原因を追求して修理する必要があるため、自分で直す自信がなければ素直にロードサービスを呼ぶことをおススメします。冷却水不足」の原因となる漏れが生じる可能性がある箇所は、ウォーターホース、ラジエーター、ウォーターポンプといった冷却系の主要構成パーツで、漏れた冷却水が乾燥すると白い跡となって残ります。
このため、夏の時期だけでも定期的に冷却水量やエンジンルーム内の様子をチェックすることをおススメします。また、漏れた冷却水は重力によってエンジン底部に集まり、路面に滴り落ちるため、下回りチェックしていれば発見できます。

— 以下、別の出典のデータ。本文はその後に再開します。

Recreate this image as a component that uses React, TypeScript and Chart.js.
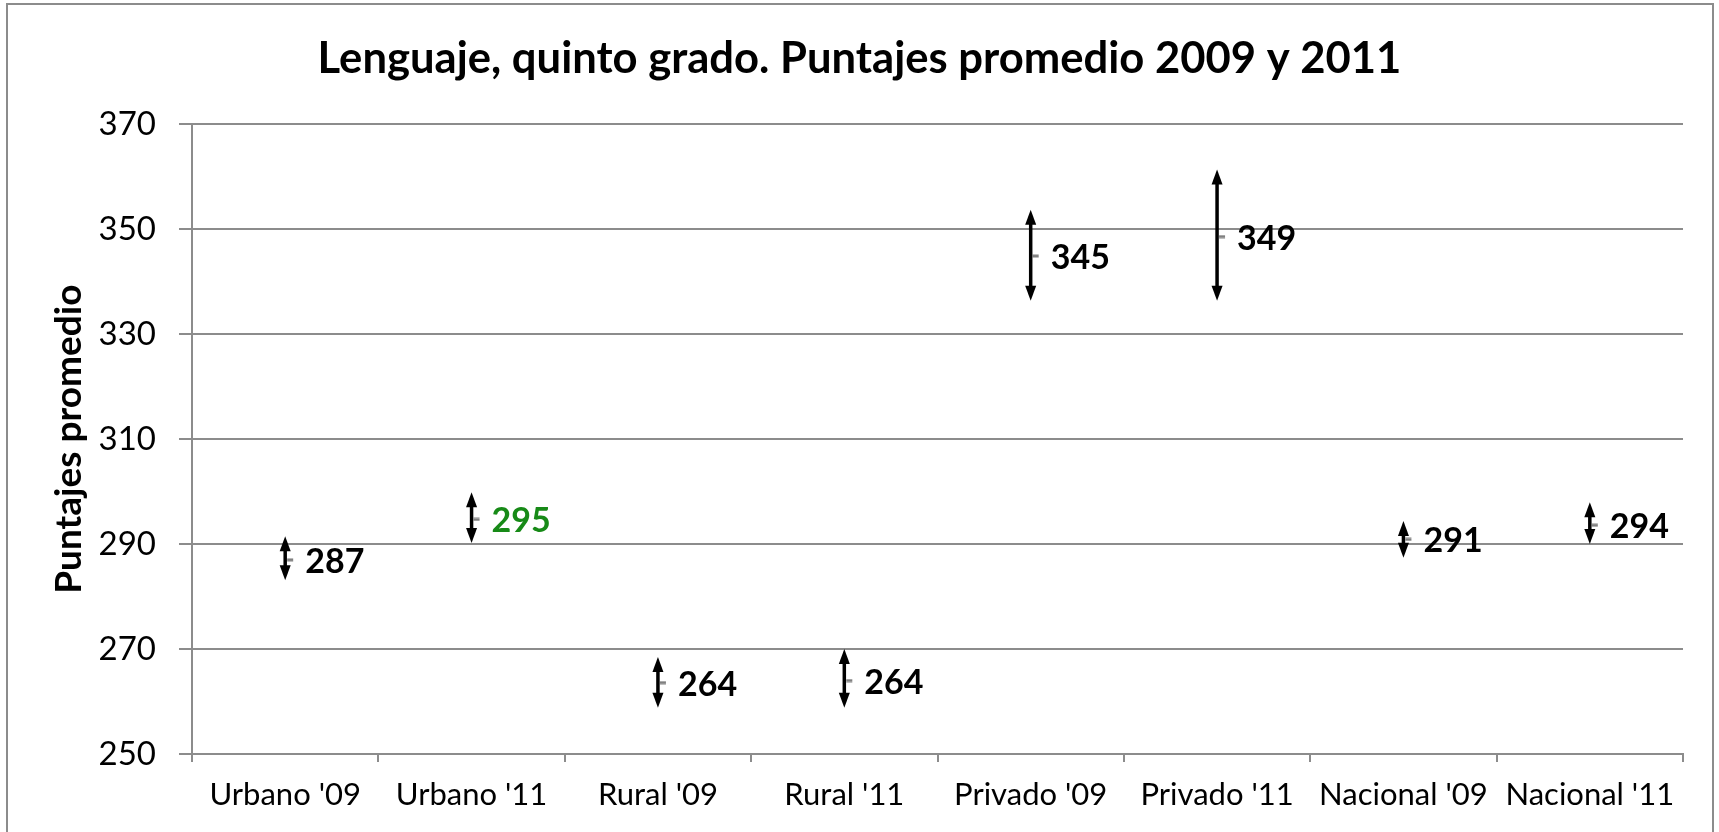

が、クルマの下はあえて覗かないかぎり気付きにくいため、走行前にエンジン下回りを覗くことを習慣づけましょう。赤もしくは緑の色がついた水が漏れていたら要注意。早めにプロに相談して判断を仰ぎましょう。
筆者自身、真夏の湘南、134号線で渋滞中に水温計が急上昇し、止まってしまった経験があります。サーモスタットが故障し、水温計は120℃あたりを示していました。ラジエーターを冷やすファンが回らず、ラジエーター付近から高熱の水蒸気がプシューと上がってしまい、ロードサービスのお世話になったことがあります。